Ore 22.30 del 18 ottobre, siamo sulla A1 in direzione Bologna. All’altezza di Modena, una Stelvio Quadrifoglio si scontra con un’altra auto e si ribalta: il conducente trentottenne muore sul colpo. Oggi si scopre che quell’uomo, Saimir Gjoka, era il quinto componente della banda di ladri albanesi che in due settimane ha svaligiato almeno diciassette abitazioni in diverse province della Lombardia, anche se il numero complessivo dei raid potrebbe essere molto più alto.

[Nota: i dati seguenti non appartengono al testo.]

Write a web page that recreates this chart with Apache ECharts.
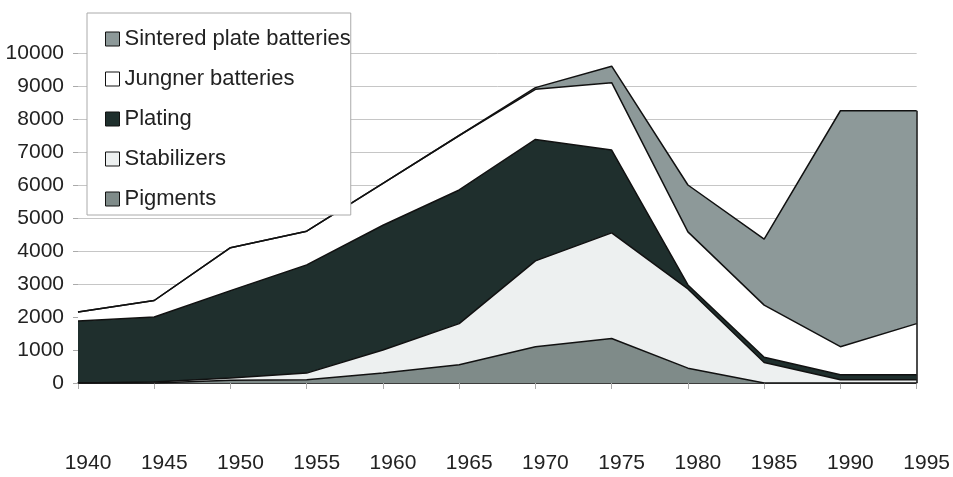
<!DOCTYPE html>
<html>
<head>
<meta charset="utf-8">
<script src="https://cdn.jsdelivr.net/npm/echarts@6/dist/echarts.min.js"></script>
<style>
  html, body { margin: 0; padding: 0; background: #fff; }
  #chart { width: 953px; height: 477px; }
</style>
</head>
<body>
<div id="chart"></div>
<script>
const years = ['1940', '1945', '1950', '1955', '1960', '1965', '1970', '1975', '1980', '1985', '1990', '1995'];
// stacked from the bottom up
const pigments    = [0, 0, 80, 100, 300, 550, 1100, 1350, 450, 0, 0, 0];
const stabilizers = [0, 30, 70, 200, 700, 1250, 2600, 3200, 2400, 620, 100, 100];
const plating     = [1880, 1970, 2650, 3280, 3780, 4050, 3680, 2510, 120, 160, 150, 150];
const jungner     = [270, 500, 1300, 1020, 1270, 1650, 1520, 2040, 1610, 1580, 850, 1550];
const sintered    = [0, 0, 0, 0, 0, 0, 50, 500, 1420, 2000, 7150, 6450];
const yTicks = { min: 0, max: 10000, interval: 1000 };

const font = 'Liberation Sans, Arial, sans-serif';
const last = years.length - 1;
const totalLast = [pigments, stabilizers, plating, jungner, sintered]
  .reduce((s, arr) => s + arr[last], 0);

function area(name, data, color) {
  return {
    name, type: 'line', stack: 'total', data,
    symbol: 'none',
    lineStyle: { color: '#111', width: 1.5 },
    areaStyle: { color, opacity: 1 },
    itemStyle: { color, borderColor: '#111', borderWidth: 1 },
    emphasis: { disabled: true },
  };
}

const series = [
  area('Pigments', pigments, '#7f8b89'),
  area('Stabilizers', stabilizers, '#edf0f0'),
  area('Plating', plating, '#1f2f2d'),
  area('Jungner batteries', jungner, '#ffffff'),
  area('Sintered plate batteries', sintered, '#8d9999'),
];
// right-hand edge of the stacked block
series[4].markLine = {
  silent: true, symbol: 'none', label: { show: false },
  lineStyle: { color: '#111', width: 1.5, type: 'solid' },
  data: [[{ coord: [years[last], 0] }, { coord: [years[last], totalLast] }]],
};

const chart = echarts.init(document.getElementById('chart'));
chart.setOption({
  animation: false,
  backgroundColor: '#fff',
  grid: { left: 78, right: 36, top: 53, bottom: 94 },
  legend: {
    data: ['Sintered plate batteries', 'Jungner batteries', 'Plating', 'Stabilizers', 'Pigments'],
    orient: 'vertical', left: 87, top: 13,
    padding: [15, 0, 5, 18],
    itemWidth: 14, itemHeight: 14, itemGap: 18, itemTextGap: 4,
    icon: 'rect',
    backgroundColor: '#fff', borderColor: '#aaa', borderWidth: 1,
    textStyle: { fontFamily: font, fontSize: 22, color: '#222', lineHeight: 21 },
    itemStyle: { borderColor: '#111', borderWidth: 1 },
    selectedMode: false,
  },
  xAxis: {
    type: 'category', data: years, boundaryGap: false,
    axisLine: { lineStyle: { color: '#111', width: 1.5 } },
    axisTick: { show: true, length: 6, lineStyle: { color: '#aaa' } },
    axisLabel: { margin: 70, fontFamily: font, fontSize: 21, color: '#222', padding: [0, 0, 0, 20] },
    splitLine: { show: false },
  },
  yAxis: {
    type: 'value', min: yTicks.min, max: yTicks.max, interval: yTicks.interval,
    axisLine: { show: false },
    axisTick: { show: true, length: 5, lineStyle: { color: '#aaa' } },
    axisLabel: { margin: 14, fontFamily: font, fontSize: 21, color: '#222', formatter: (v) => String(v) },
    splitLine: { lineStyle: { color: '#c6c6c6', width: 1 } },
  },
  series,
});
</script>
</body>
</html>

I suoi quattro complici sono stati bloccati lunedì mattina dagli agenti della sezione Criminalità straniera della Squadra mobile coordinati dal dirigente Marco Calì e dal funzionario Giovanni Calagna, in esecuzione del fermo emesso dall’aggiunto Laura Pedio e dal pm Milda Milli. La delicatezza dell’operazione ha richiesto anche l’ausilio preventivo delle Uopi, le unità specializzate della polizia addestrate a intervenire in contesti potenzialmente pericolosi, anche se poi gli arresti sono stati effettuati senza particolari tensioni.
Il capo del gruppo criminale era affidato in prova ai servizi sociali e aveva l’obbligo di rientrare a casa entro le 23; per questo, la gang colpiva sempre tra le 17 e le 22, così da permettere al leader della banda di rispettare gli orari previsti dalla misura alternativa alla detenzione.
Lo Stato italiano è una barzelletta.
Non c’era una particolare attenzione agli obiettivi da colpire: i ladri prendevano di mira le case con le luci spente, presumendo che i proprietari fossero fuori, ma se poi ne intuivano la presenza cambiavano subito bersaglio. Di frequente, hanno incrociato sulla loro strada pattuglie delle forze dell’ordine, ma i controlli non li spaventavano: si spostavano semplicemente di poche centinaia di metri e riprendevano le razzie, anche sette-otto in un solo pomeriggio, perché alle 23 Cenerentola aveva l’obbligo di firma.